DATA BLOCK:
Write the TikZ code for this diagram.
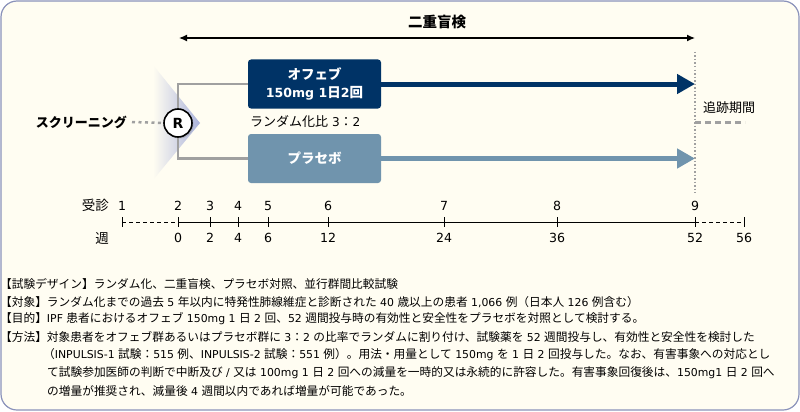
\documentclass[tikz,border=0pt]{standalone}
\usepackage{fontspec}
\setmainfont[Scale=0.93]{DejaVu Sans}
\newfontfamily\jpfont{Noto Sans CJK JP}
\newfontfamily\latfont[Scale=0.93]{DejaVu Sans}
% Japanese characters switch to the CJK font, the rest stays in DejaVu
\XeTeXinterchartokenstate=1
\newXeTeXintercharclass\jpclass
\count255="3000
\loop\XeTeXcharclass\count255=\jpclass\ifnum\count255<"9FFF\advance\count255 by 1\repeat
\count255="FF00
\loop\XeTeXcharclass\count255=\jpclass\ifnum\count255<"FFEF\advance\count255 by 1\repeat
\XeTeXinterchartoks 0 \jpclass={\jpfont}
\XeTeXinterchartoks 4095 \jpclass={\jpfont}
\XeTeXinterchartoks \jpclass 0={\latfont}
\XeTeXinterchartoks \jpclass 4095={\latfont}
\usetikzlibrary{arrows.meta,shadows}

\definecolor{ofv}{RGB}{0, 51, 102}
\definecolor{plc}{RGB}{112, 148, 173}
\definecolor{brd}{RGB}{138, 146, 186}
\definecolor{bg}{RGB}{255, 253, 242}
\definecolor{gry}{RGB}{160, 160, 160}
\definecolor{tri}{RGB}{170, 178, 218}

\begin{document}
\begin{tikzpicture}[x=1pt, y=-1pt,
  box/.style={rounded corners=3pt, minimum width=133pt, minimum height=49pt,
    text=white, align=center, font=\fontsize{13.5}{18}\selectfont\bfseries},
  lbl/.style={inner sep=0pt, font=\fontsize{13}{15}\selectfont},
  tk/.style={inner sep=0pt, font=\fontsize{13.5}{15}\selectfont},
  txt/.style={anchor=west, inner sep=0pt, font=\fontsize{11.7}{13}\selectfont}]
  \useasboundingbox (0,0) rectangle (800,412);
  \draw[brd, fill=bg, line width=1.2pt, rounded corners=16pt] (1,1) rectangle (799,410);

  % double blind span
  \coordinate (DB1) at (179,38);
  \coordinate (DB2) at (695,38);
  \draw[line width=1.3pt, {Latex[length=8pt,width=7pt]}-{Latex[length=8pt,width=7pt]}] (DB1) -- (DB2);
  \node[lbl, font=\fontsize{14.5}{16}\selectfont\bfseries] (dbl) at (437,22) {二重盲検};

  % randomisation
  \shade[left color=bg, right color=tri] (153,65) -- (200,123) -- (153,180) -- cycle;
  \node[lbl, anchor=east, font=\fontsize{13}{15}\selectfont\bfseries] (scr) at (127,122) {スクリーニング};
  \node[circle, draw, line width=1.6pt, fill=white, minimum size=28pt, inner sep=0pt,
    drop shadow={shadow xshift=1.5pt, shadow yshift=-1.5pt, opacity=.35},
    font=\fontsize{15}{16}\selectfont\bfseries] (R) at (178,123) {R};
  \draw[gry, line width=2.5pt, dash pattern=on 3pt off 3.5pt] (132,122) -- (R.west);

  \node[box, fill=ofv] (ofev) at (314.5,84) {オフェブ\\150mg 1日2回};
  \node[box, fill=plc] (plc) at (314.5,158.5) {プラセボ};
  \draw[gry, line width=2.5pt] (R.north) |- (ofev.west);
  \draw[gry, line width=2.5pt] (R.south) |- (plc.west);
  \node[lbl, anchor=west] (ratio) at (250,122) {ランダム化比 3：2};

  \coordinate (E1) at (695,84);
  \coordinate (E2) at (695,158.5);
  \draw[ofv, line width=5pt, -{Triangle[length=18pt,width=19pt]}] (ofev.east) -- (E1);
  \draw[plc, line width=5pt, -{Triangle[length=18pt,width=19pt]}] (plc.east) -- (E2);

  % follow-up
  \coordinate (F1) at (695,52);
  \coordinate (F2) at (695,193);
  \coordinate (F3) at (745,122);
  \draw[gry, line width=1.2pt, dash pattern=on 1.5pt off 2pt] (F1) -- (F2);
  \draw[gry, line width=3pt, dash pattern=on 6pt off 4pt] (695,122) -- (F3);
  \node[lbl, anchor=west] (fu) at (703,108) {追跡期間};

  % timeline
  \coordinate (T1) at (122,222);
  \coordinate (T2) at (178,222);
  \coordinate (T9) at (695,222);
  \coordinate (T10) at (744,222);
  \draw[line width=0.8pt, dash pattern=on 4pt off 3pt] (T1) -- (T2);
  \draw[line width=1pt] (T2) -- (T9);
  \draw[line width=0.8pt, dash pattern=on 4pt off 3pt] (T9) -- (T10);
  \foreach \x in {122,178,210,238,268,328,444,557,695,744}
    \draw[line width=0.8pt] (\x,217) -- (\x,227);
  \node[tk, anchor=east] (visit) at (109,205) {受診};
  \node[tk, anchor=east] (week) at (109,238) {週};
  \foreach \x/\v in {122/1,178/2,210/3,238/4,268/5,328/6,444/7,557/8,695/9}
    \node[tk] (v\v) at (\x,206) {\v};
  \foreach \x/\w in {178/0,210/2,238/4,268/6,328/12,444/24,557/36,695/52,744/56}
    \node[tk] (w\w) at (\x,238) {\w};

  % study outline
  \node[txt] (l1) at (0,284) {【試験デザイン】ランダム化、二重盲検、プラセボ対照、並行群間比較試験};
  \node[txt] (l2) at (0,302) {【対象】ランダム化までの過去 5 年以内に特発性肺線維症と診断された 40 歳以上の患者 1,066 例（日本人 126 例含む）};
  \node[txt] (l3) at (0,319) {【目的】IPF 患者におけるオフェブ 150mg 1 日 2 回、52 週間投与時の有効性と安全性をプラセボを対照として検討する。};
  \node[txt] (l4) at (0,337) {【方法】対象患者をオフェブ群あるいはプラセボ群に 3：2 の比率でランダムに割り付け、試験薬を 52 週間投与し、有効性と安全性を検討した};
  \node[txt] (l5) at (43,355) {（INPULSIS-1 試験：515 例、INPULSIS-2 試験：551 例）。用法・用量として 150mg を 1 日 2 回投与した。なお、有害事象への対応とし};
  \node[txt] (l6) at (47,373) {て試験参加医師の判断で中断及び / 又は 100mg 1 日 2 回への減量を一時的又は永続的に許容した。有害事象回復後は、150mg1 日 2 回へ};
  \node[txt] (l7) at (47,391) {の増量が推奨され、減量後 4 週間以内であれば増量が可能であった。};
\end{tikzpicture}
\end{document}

WHAT TO PRODUCE: Each line of the material must be retyped exactly, except that images are omitted.

WORKED ANSWER:
Write the TikZ code for this diagram.
\documentclass[tikz,border=0pt]{standalone}
\usepackage{fontspec}
\setmainfont[Scale=0.93]{DejaVu Sans}
\newfontfamily\jpfont{Noto Sans CJK JP}
\newfontfamily\latfont[Scale=0.93]{DejaVu Sans}
% Japanese characters switch to the CJK font, the rest stays in DejaVu
\XeTeXinterchartokenstate=1
\newXeTeXintercharclass\jpclass
\count255="3000
\loop\XeTeXcharclass\count255=\jpclass\ifnum\count255<"9FFF\advance\count255 by 1\repeat
\count255="FF00
\loop\XeTeXcharclass\count255=\jpclass\ifnum\count255<"FFEF\advance\count255 by 1\repeat
\XeTeXinterchartoks 0 \jpclass={\jpfont}
\XeTeXinterchartoks 4095 \jpclass={\jpfont}
\XeTeXinterchartoks \jpclass 0={\latfont}
\XeTeXinterchartoks \jpclass 4095={\latfont}
\usetikzlibrary{arrows.meta,shadows}

\definecolor{ofv}{RGB}{0, 51, 102}
\definecolor{plc}{RGB}{112, 148, 173}
\definecolor{brd}{RGB}{138, 146, 186}
\definecolor{bg}{RGB}{255, 253, 242}
\definecolor{gry}{RGB}{160, 160, 160}
\definecolor{tri}{RGB}{170, 178, 218}

\begin{document}
\begin{tikzpicture}[x=1pt, y=-1pt,
  box/.style={rounded corners=3pt, minimum width=133pt, minimum height=49pt,
    text=white, align=center, font=\fontsize{13.5}{18}\selectfont\bfseries},
  lbl/.style={inner sep=0pt, font=\fontsize{13}{15}\selectfont},
  tk/.style={inner sep=0pt, font=\fontsize{13.5}{15}\selectfont},
  txt/.style={anchor=west, inner sep=0pt, font=\fontsize{11.7}{13}\selectfont}]
  \useasboundingbox (0,0) rectangle (800,412);
  \draw[brd, fill=bg, line width=1.2pt, rounded corners=16pt] (1,1) rectangle (799,410);

  % double blind span
  \coordinate (DB1) at (179,38);
  \coordinate (DB2) at (695,38);
  \draw[line width=1.3pt, {Latex[length=8pt,width=7pt]}-{Latex[length=8pt,width=7pt]}] (DB1) -- (DB2);
  \node[lbl, font=\fontsize{14.5}{16}\selectfont\bfseries] (dbl) at (437,22) {二重盲検};

  % randomisation
  \shade[left color=bg, right color=tri] (153,65) -- (200,123) -- (153,180) -- cycle;
  \node[lbl, anchor=east, font=\fontsize{13}{15}\selectfont\bfseries] (scr) at (127,122) {スクリーニング};
  \node[circle, draw, line width=1.6pt, fill=white, minimum size=28pt, inner sep=0pt,
    drop shadow={shadow xshift=1.5pt, shadow yshift=-1.5pt, opacity=.35},
    font=\fontsize{15}{16}\selectfont\bfseries] (R) at (178,123) {R};
  \draw[gry, line width=2.5pt, dash pattern=on 3pt off 3.5pt] (132,122) -- (R.west);

  \node[box, fill=ofv] (ofev) at (314.5,84) {オフェブ\\150mg 1日2回};
  \node[box, fill=plc] (plc) at (314.5,158.5) {プラセボ};
  \draw[gry, line width=2.5pt] (R.north) |- (ofev.west);
  \draw[gry, line width=2.5pt] (R.south) |- (plc.west);
  \node[lbl, anchor=west] (ratio) at (250,122) {ランダム化比 3：2};

  \coordinate (E1) at (695,84);
  \coordinate (E2) at (695,158.5);
  \draw[ofv, line width=5pt, -{Triangle[length=18pt,width=19pt]}] (ofev.east) -- (E1);
  \draw[plc, line width=5pt, -{Triangle[length=18pt,width=19pt]}] (plc.east) -- (E2);

  % follow-up
  \coordinate (F1) at (695,52);
  \coordinate (F2) at (695,193);
  \coordinate (F3) at (745,122);
  \draw[gry, line width=1.2pt, dash pattern=on 1.5pt off 2pt] (F1) -- (F2);
  \draw[gry, line width=3pt, dash pattern=on 6pt off 4pt] (695,122) -- (F3);
  \node[lbl, anchor=west] (fu) at (703,108) {追跡期間};

  % timeline
  \coordinate (T1) at (122,222);
  \coordinate (T2) at (178,222);
  \coordinate (T9) at (695,222);
  \coordinate (T10) at (744,222);
  \draw[line width=0.8pt, dash pattern=on 4pt off 3pt] (T1) -- (T2);
  \draw[line width=1pt] (T2) -- (T9);
  \draw[line width=0.8pt, dash pattern=on 4pt off 3pt] (T9) -- (T10);
  \foreach \x in {122,178,210,238,268,328,444,557,695,744}
    \draw[line width=0.8pt] (\x,217) -- (\x,227);
  \node[tk, anchor=east] (visit) at (109,205) {受診};
  \node[tk, anchor=east] (week) at (109,238) {週};
  \foreach \x/\v in {122/1,178/2,210/3,238/4,268/5,328/6,444/7,557/8,695/9}
    \node[tk] (v\v) at (\x,206) {\v};
  \foreach \x/\w in {178/0,210/2,238/4,268/6,328/12,444/24,557/36,695/52,744/56}
    \node[tk] (w\w) at (\x,238) {\w};

  % study outline
  \node[txt] (l1) at (0,284) {【試験デザイン】ランダム化、二重盲検、プラセボ対照、並行群間比較試験};
  \node[txt] (l2) at (0,302) {【対象】ランダム化までの過去 5 年以内に特発性肺線維症と診断された 40 歳以上の患者 1,066 例（日本人 126 例含む）};
  \node[txt] (l3) at (0,319) {【目的】IPF 患者におけるオフェブ 150mg 1 日 2 回、52 週間投与時の有効性と安全性をプラセボを対照として検討する。};
  \node[txt] (l4) at (0,337) {【方法】対象患者をオフェブ群あるいはプラセボ群に 3：2 の比率でランダムに割り付け、試験薬を 52 週間投与し、有効性と安全性を検討した};
  \node[txt] (l5) at (43,355) {（INPULSIS-1 試験：515 例、INPULSIS-2 試験：551 例）。用法・用量として 150mg を 1 日 2 回投与した。なお、有害事象への対応とし};
  \node[txt] (l6) at (47,373) {て試験参加医師の判断で中断及び / 又は 100mg 1 日 2 回への減量を一時的又は永続的に許容した。有害事象回復後は、150mg1 日 2 回へ};
  \node[txt] (l7) at (47,391) {の増量が推奨され、減量後 4 週間以内であれば増量が可能であった。};
\end{tikzpicture}
\end{document}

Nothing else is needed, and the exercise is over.